Summer School: “Advances in fish aquaculture and microalgae biotechnology”

El Puerto de Santa María (Spain), 17-21th September 2018.

Microbiome importance in aquaculture

Author:

Patricia I.S. Pinto e-mail: ppinto@ualg.pt

Centro de Ciências do Mar, Universidade do Algarve, 8005-139 Faro, Portugal

Abstract:

 

The terms microbiota or microbiome refers to the community of microorganisms residing in an “environmental sample” or to the collective genomes of these microbes. The field of Metagenomics studies the collective genetic material recovered from a wide range of environments, including terrestrial or aquatic media or the surface or interior of terrestrial or marine organisms. Metagenomics makes it possible to describe the diversity and/or the function of these communities. This talk will give an overview of the methods for the study of microbial communities, from classical culture methods to the current analysis of whole microbiomes using high-throughput sequencing methods. The importance and current state of the art of microbiome analyses in aquaculture are considered. Although relatively few microbiome studies exist for fish relative to humans and mammals, the available results indicate that the fish gut microbiome is important for immune defence, nutrition and metabolism.

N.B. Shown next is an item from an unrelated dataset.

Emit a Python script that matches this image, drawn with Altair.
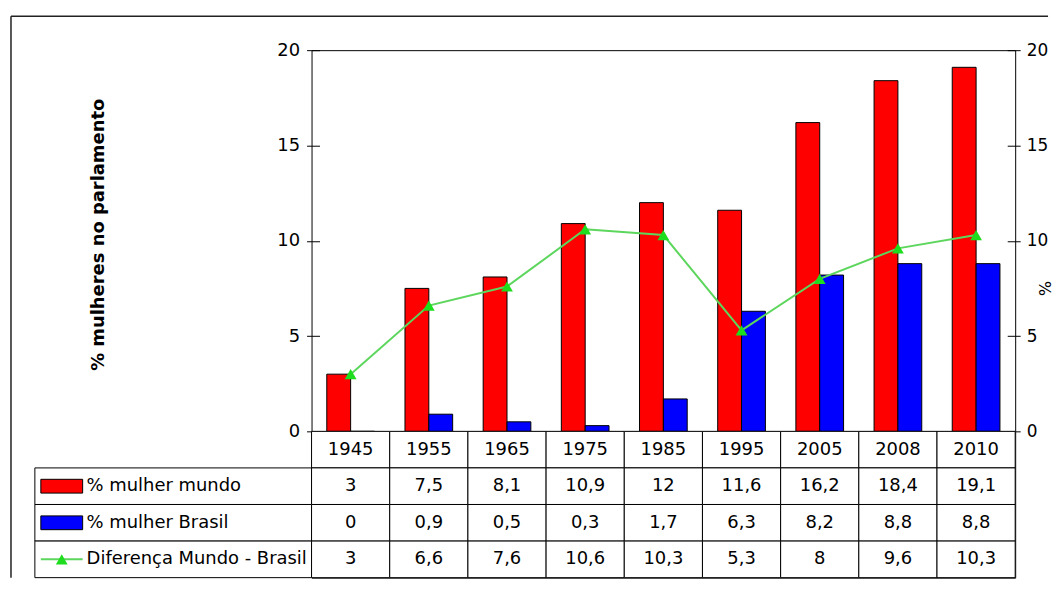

Furthermore, the microbiome can be affected by captivity, dietary components or by stress. The impact of different treatments or protocols in intensive aquaculture can be evaluated in terms of maintaining or manipulating the fish microbiota and may be a means to improve animal health and welfare and contribute to sustainable aquaculture. Finally, the talk reviews the current practical and bioinformatics methods used for the main types of metagenomics studies as well as some case studies, with particular focus on applications related to aquaculture fish species.

 

Acknowledgements: The research leading to these results has received European Funds from H2020 MSCA-RISE project 691102 (Algae4A&B) and funds from the Portuguese Foundation for Science and Technology (FCT) through project CCMAR/Multi/ 04326/2013 and grant SFRH/BPD/84033/2012 to PP.